By George Williams
This past month, U.S. dressage lost one of its greats. Throughout her equestrian career, Carol Lavell set an example of how hard work, persistence and nose-to-the-grindstone-style commitment can make goals become a reality. She inspired many during her competition years and ultimately left a legacy through The Dressage Foundation that helps others make their dreams come true. Since Carol’s death at the age of 79 on March 27, I have read numerous wonderful tributes to her on social media. Carol’s story is being told by others far better than I can ever pretend to tell it.
Let me just say that her wonderful horse, Gifted, caught the eye and imagination of many. Probably the only Olympic horse to come up through the national levels, Gifted won the USDF Horse of the Year award at nearly all except Training and First levels. We all felt like we knew both horse and rider by the time Carol started showing him at Grand Prix. As a result, we rode with the two of them every time they went down the center line in a major international competition. Writing for USDF Connection in 2014, Jennifer Bryant stated, “The flashy bay 1980 Hanoverian gelding (Garibaldi II – Lola, Lombard) with the enormous movement and range was the first modern American equine dressage superstar.” Not surprisingly, and deservedly so, he was the first horse to be inducted into the Roemer Foundation/USDF Hall of Fame. At the 1992 Barcelona Olympic Games, Carol and Gifted placed sixth individually, ending a 16-year dry spell to lead the U.S. team to a bronze medal—its first medal since winning the bronze at the Montreal Olympics in 1976.
I remember watching Carol and Gifted compete in one of the early Palm Beach Derbies that was modeled after the famous Hamburg Derby. I was shocked that she would let others ride her incredible horse. Her response was matter-of-fact and revealed her practical side. Carol claimed she needed the money to return to her home in northern Vermont at the end of the Florida season.

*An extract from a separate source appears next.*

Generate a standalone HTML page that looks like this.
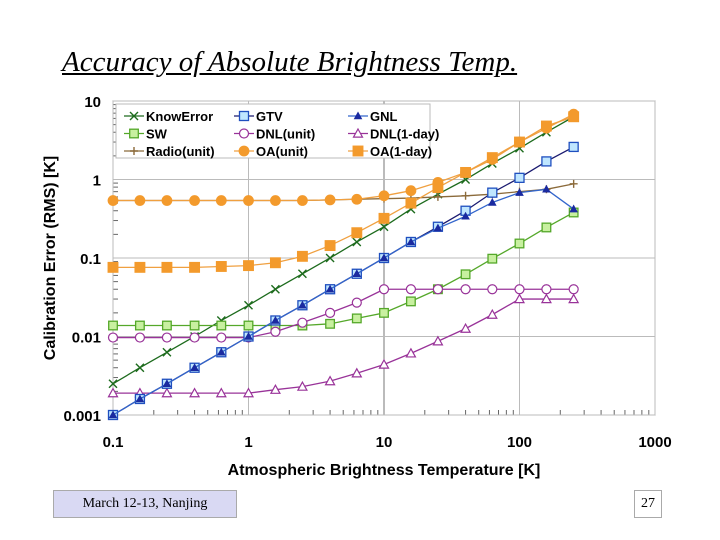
<!DOCTYPE html>
<html><head><meta charset="utf-8"><style>
body{margin:0;background:#fff;width:720px;height:540px;overflow:hidden;position:relative;font-family:"Liberation Sans",sans-serif}
#title{position:absolute;left:62px;top:46px;font-family:"Liberation Serif",serif;font-style:italic;font-size:29px;text-decoration:underline;color:#000}
#foot{position:absolute;left:53px;top:490px;width:182px;height:26px;background:#d9d9f3;border:1px solid #aaa;font-family:"Liberation Serif",serif;font-size:14px;line-height:26px;text-align:center}
#pg{position:absolute;left:634px;top:490px;width:26px;height:26px;border:1px solid #aaa;font-family:"Liberation Serif",serif;font-size:14px;line-height:26px;text-align:center}
</style></head><body>
<div id="title">Accuracy of Absolute Brightness Temp.</div>
<svg id="c" width="720" height="540" style="position:absolute;left:0;top:0"></svg>
<div id="foot">March 12-13, Nanjing</div>
<div id="pg">27</div>
<script>
const xs=[0.1,0.158,0.25,0.4,0.63,1,1.58,2.5,4,6.3,10,15.8,25,40,63,100,158,251];
const knowError=[0.0025,0.004,0.0063,0.01,0.016,0.025,0.04,0.063,0.1,0.16,0.25,0.42,0.65,1.0,1.6,2.5,4.0,6.3];
const gtv=[0.001,0.0016,0.0025,0.004,0.0063,0.01,0.016,0.025,0.04,0.063,0.1,0.16,0.25,0.4,0.68,1.05,1.7,2.6];
const gnl=[0.001,0.0016,0.0025,0.004,0.0063,0.01,0.016,0.025,0.04,0.063,0.1,0.16,0.24,0.34,0.51,0.68,0.75,0.42];
const sw=[0.0138,0.0138,0.0138,0.0138,0.0138,0.0138,0.0138,0.0138,0.0145,0.017,0.02,0.028,0.04,0.062,0.098,0.153,0.245,0.38];
const dnlUnit=[0.0097,0.0097,0.0097,0.0097,0.0097,0.0097,0.0115,0.015,0.02,0.027,0.04,0.04,0.04,0.04,0.04,0.04,0.04,0.04];
const dnlDay=[0.0019,0.0019,0.0019,0.0019,0.0019,0.0019,0.0021,0.0023,0.0027,0.0034,0.0044,0.0061,0.0087,0.0126,0.019,0.03,0.03,0.03];
const radio=[0.54,0.54,0.54,0.54,0.54,0.54,0.54,0.54,0.55,0.56,0.57,0.58,0.6,0.62,0.65,0.7,0.75,0.88];
const oaUnit=[0.54,0.54,0.54,0.54,0.54,0.54,0.54,0.54,0.55,0.56,0.62,0.72,0.92,1.23,1.8,3.0,4.5,6.8];
const oaDay=[0.076,0.076,0.076,0.076,0.078,0.08,0.087,0.105,0.144,0.21,0.32,0.5,0.79,1.23,1.9,3.0,4.8,6.3];
const xTicks=[0.1,1,10,100,1000], xTickLabels=["0.1","1","10","100","1000"];
const yTicks=[0.001,0.01,0.1,1,10], yTickLabels=["0.001","0.01","0.1","1","10"];
const L=113,R=655,T=101,B=415;
const X=v=>L+(Math.log10(v)+1)/4*(R-L);
const Y=v=>B-(Math.log10(v)+3)/4*(B-T);
const svg=document.getElementById('c');const NS="http://www.w3.org/2000/svg";
function mk(t,a,p){const e=document.createElementNS(NS,t);for(const k in a)e.setAttribute(k,a[k]);(p||svg).appendChild(e);return e;}
mk('rect',{x:L,y:T,width:R-L,height:B-T,fill:'#fff',stroke:'#999'});
for(let d=-1;d<3;d++)for(let m=2;m<10;m++){const x=X(m*Math.pow(10,d));mk('line',{x1:x,x2:x,y1:B,y2:B-5,stroke:'#666'});}
for(let d=-3;d<1;d++)for(let m=2;m<10;m++){const y=Y(m*Math.pow(10,d));mk('line',{x1:L,x2:L+5,y1:y,y2:y,stroke:'#666'});}
xTicks.forEach((v,i)=>{const x=X(v);const g=mk('line',{x1:x,x2:x,y1:T,y2:B,stroke:i==2?'#777':'#bbb'});
const t=mk('text',{x:x,y:447,'text-anchor':'middle','font-size':15,'font-weight':'bold'});t.textContent=xTickLabels[i];});
yTicks.forEach((v,i)=>{const y=Y(v);mk('line',{x1:L,x2:R,y1:y,y2:y,stroke:'#bbb'});
const t=mk('text',{x:101,y:y+6,'text-anchor':'end','font-size':15,'font-weight':'bold'});t.textContent=yTickLabels[i];});
let xt=mk('text',{x:384,y:475,'text-anchor':'middle','font-size':16,'font-weight':'bold'});xt.textContent='Atmospheric Brightness Temperature [K]';

let yt=mk('text',{x:0,y:0,'text-anchor':'middle','font-size':16,'font-weight':'bold',transform:'translate(55,258) rotate(-90)'});yt.textContent='Calibration Error (RMS) [K]';

function marker(g,type,x,y,c,f,s){s=s||4.3;
if(type=='x'){mk('path',{d:`M${x-s},${y-s}L${x+s},${y+s}M${x-s},${y+s}L${x+s},${y-s}`,stroke:c,'stroke-width':1.4},g);}
else if(type=='+'){mk('path',{d:`M${x-s},${y}L${x+s},${y}M${x},${y-s}L${x},${y+s}`,stroke:c,'stroke-width':1.4},g);}
else if(type=='sq'){mk('rect',{x:x-s,y:y-s,width:2*s,height:2*s,fill:f,stroke:c,'stroke-width':1.3},g);}
else if(type=='o'){mk('circle',{cx:x,cy:y,r:s,fill:f,stroke:c,'stroke-width':1.2},g);}
else if(type=='tri'){mk('path',{d:`M${x},${y-s}L${x+s},${y+s*0.8}L${x-s},${y+s*0.8}Z`,fill:f,stroke:c,'stroke-width':1.2},g);}}
const series=[
['know-error',knowError,'#1d6b1d','x','none','#1d6b1d',4],
['sw',sw,'#55a82a','sq','#c8f0a0','#55a82a',4.3],
['dnl-unit',dnlUnit,'#993399','o','#fff','#993399',4.5],
['dnl-1day',dnlDay,'#993399','tri','#fff','#993399',4.5],
['radio-unit',radio,'#8b6a3a','+','none','#8b6a3a',4],
['oa-unit',oaUnit,'#f0a040','o','#f39a2c','#f39a2c',4.8],
['oa-1day',oaDay,'#f0a040','sq','#f39a2c','#f39a2c',4.8],
['gtv',gtv,'#1a1a70','sq','#bfe6ff','#1f4fbf',4.5],
['gnl',gnl,'#3366cc','tri','#1a2aa0','#1a2aa0',3.3]];
series.forEach(s=>{const g=mk('g',{});
mk('polyline',{points:xs.map((x,i)=>X(x)+','+Y(s[1][i])).join(' '),fill:'none',stroke:s[2],'stroke-width':1.3},g);
xs.forEach((x,i)=>marker(g,s[3],X(x),Y(s[1][i]),s[5],s[4],s[6]));});
const lg=mk('g',{});
mk('rect',{x:116,y:104,width:314,height:54,fill:'#fff',stroke:'#bbb'},lg);
const leg=[['KnowError',0],['GTV',7],['GNL',8],['SW',1],['DNL(unit)',2],['DNL(1-day)',3],['Radio(unit)',4],['OA(unit)',5],['OA(1-day)',6]];
leg.forEach((e,i)=>{const s=series[e[1]];const cx=[134,244,358][i%3],cy=116+Math.floor(i/3)*17.5;
const g=mk('g',{},lg);
mk('line',{x1:cx-10,x2:cx+10,y1:cy,y2:cy,stroke:s[2],'stroke-width':1.3},g);marker(g,s[3],cx,cy,s[5],s[4],s[6]);
const t=mk('text',{x:cx+12,y:cy+5,'font-size':13,'font-weight':'bold'},g);t.textContent=e[0];});
</script>
</body></html>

Another still-vivid memory that sticks in my head is the time I placed second to her in an AHSA Eastern States Dressage Finals. While in the awards ceremony, even though it was only a Second Level class, I recall feeling like I was on a pony sitting on my 17.2-hand horse as we stood next to the already bigger than life Carol and Gifted. Urban legend has it that Gifted’s great size and scope is the reason the zigzag in the Grand Prix was reduced from six to five half passes.
Carol was part of what I consider to be the second, or perhaps even third, generation of trailblazers of American dressage. These individuals played a significant role in the development of our sport. Working with Michael Poulin, Carol started to be noticed in the dressage world in the late ’70s and early ’80s. She competed at the Insilco U.S. Dressage Championships (the precursor to the U.S Dressage Finals) held in Kansas City in 1982. By the late ’80s and early ’90s, she and her new horse, Gifted, were our top/star combination.
When you think that this year the U.S. hosted its seventh FEI World Cup Finals for dressage (the first one being in 1995 in L.A.), it has hosted two dressage World Championships (both were part of a WEG), and how major the Florida circuit has become, it’s easy to assume that dressage has always been strong in the U.S. The reality is that each generation of dressage enthusiast has helped to create what we have today. In order to add volume and depth to our sport, we need to remember them, for all too often they are forgotten. As they say, it does take a village, but it also takes a few strong women (and men) to occasionally lead the way and make it happen. And without a doubt, Carol Lavell was one of them.
Photo: Carol Lavell with her Roemer Foundation/USDF Hall of Fame inducted horse, Gifted.